_DESCRIPTION OF THE TASK:_
Within the records that follow, restate exactly the lines from the line with "Reproduce this chart with Apache ECharts." down to the line with "const titleText = 'GDP", including both. Omit the pictures.

_GIVEN RECORDS:_
______________________________
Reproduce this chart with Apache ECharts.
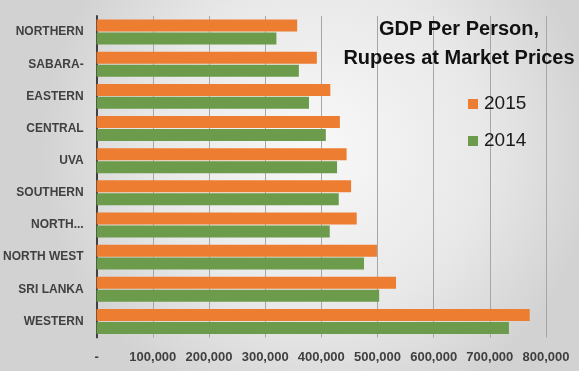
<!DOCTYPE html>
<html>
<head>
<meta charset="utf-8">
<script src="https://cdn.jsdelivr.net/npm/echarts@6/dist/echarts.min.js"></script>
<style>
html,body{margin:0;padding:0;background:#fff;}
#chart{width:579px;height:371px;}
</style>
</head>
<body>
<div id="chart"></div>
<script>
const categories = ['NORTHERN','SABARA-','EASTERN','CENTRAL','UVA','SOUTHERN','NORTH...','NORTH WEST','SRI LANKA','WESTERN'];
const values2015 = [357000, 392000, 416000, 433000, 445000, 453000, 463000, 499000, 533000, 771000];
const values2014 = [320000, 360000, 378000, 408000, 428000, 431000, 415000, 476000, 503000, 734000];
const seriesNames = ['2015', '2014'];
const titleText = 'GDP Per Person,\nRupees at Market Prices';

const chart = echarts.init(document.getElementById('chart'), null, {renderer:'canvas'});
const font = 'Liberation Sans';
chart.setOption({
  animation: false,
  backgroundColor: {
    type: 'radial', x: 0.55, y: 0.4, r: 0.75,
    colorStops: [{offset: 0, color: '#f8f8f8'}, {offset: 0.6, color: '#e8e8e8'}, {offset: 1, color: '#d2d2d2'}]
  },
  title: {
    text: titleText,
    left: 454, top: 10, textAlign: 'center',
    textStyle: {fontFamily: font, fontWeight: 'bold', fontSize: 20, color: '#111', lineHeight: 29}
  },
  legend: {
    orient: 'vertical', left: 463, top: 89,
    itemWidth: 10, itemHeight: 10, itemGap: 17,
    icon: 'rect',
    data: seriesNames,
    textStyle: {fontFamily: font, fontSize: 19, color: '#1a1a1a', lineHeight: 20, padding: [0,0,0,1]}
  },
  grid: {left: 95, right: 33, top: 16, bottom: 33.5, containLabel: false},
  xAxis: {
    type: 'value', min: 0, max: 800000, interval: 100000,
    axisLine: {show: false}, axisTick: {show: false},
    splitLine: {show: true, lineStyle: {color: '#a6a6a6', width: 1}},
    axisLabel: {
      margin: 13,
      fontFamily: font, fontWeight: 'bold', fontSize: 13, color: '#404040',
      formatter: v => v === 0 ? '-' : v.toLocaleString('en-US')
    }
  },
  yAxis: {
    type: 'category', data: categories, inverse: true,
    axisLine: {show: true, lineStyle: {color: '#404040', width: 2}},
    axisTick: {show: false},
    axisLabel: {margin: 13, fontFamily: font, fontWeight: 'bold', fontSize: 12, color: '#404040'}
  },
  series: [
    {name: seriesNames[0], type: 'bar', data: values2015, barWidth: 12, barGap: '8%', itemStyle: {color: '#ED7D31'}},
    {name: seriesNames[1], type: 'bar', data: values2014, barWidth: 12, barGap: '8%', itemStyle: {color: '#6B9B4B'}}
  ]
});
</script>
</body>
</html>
______________________________
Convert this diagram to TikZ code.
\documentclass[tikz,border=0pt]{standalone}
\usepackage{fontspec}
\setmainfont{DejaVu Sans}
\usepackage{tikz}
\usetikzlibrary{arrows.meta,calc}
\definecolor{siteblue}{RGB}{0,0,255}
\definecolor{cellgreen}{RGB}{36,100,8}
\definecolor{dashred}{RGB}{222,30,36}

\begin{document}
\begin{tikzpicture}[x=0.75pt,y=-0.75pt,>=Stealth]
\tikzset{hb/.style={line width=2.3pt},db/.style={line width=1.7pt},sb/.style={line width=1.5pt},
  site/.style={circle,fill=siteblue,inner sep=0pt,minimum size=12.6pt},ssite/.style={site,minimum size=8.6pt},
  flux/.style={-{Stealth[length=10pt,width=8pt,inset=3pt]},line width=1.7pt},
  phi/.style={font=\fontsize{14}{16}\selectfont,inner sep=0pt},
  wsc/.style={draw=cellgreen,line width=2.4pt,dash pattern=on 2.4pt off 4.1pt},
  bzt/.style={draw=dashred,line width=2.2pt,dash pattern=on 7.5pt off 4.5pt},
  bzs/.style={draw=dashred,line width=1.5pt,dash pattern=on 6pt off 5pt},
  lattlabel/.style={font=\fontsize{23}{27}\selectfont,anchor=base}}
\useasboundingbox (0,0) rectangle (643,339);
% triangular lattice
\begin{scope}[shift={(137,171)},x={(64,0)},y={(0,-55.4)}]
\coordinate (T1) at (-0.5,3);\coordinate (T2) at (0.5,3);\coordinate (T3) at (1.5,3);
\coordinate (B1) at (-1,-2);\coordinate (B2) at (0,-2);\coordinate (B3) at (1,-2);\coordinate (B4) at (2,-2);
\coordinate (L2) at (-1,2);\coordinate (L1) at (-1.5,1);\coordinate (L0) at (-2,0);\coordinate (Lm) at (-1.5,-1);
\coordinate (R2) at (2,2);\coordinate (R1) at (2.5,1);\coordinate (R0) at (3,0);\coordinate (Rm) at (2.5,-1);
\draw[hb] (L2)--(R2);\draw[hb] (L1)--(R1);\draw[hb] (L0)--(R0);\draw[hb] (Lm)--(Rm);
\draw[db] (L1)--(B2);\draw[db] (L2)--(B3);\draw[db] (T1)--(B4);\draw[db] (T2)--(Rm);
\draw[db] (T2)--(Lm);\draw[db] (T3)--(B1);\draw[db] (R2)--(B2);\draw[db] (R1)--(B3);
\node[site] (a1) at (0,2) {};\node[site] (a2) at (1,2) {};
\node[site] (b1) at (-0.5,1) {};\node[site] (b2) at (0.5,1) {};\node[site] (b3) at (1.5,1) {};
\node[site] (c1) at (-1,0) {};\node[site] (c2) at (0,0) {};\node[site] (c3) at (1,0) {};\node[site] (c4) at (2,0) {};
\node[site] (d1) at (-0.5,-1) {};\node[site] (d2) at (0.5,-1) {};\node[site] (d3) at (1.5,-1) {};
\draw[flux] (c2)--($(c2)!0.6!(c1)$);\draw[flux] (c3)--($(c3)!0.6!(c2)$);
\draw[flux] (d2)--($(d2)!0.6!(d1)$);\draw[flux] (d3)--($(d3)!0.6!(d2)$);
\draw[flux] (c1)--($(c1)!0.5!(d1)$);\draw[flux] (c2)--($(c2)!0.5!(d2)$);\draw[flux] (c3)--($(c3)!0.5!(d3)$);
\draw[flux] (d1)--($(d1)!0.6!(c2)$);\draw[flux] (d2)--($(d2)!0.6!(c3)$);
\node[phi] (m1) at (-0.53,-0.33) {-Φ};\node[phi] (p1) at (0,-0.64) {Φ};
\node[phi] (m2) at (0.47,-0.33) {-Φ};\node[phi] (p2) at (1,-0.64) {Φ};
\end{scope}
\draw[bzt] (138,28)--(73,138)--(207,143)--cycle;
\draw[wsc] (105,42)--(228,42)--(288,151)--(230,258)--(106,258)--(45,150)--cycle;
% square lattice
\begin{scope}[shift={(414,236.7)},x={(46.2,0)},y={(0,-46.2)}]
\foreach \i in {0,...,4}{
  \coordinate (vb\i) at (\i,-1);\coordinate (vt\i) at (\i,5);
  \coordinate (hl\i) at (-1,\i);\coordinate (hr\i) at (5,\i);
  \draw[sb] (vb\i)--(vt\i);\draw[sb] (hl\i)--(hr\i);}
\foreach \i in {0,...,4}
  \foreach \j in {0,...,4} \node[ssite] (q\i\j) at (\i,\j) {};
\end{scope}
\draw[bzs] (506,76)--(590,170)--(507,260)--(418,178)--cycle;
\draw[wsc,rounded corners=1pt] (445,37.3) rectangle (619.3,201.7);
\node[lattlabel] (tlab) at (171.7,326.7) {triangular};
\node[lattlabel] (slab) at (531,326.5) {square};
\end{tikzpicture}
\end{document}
______________________________
_RESPONSE FOR THIS EXERCISE:_
Reproduce this chart with Apache ECharts.
<!DOCTYPE html>
<html>
<head>
<meta charset="utf-8">
<script src="https://cdn.jsdelivr.net/npm/echarts@6/dist/echarts.min.js"></script>
<style>
html,body{margin:0;padding:0;background:#fff;}
#chart{width:579px;height:371px;}
</style>
</head>
<body>
<div id="chart"></div>
<script>
const categories = ['NORTHERN','SABARA-','EASTERN','CENTRAL','UVA','SOUTHERN','NORTH...','NORTH WEST','SRI LANKA','WESTERN'];
const values2015 = [357000, 392000, 416000, 433000, 445000, 453000, 463000, 499000, 533000, 771000];
const values2014 = [320000, 360000, 378000, 408000, 428000, 431000, 415000, 476000, 503000, 734000];
const seriesNames = ['2015', '2014'];
const titleText = 'GDP Per Person,\nRupees at Market Prices';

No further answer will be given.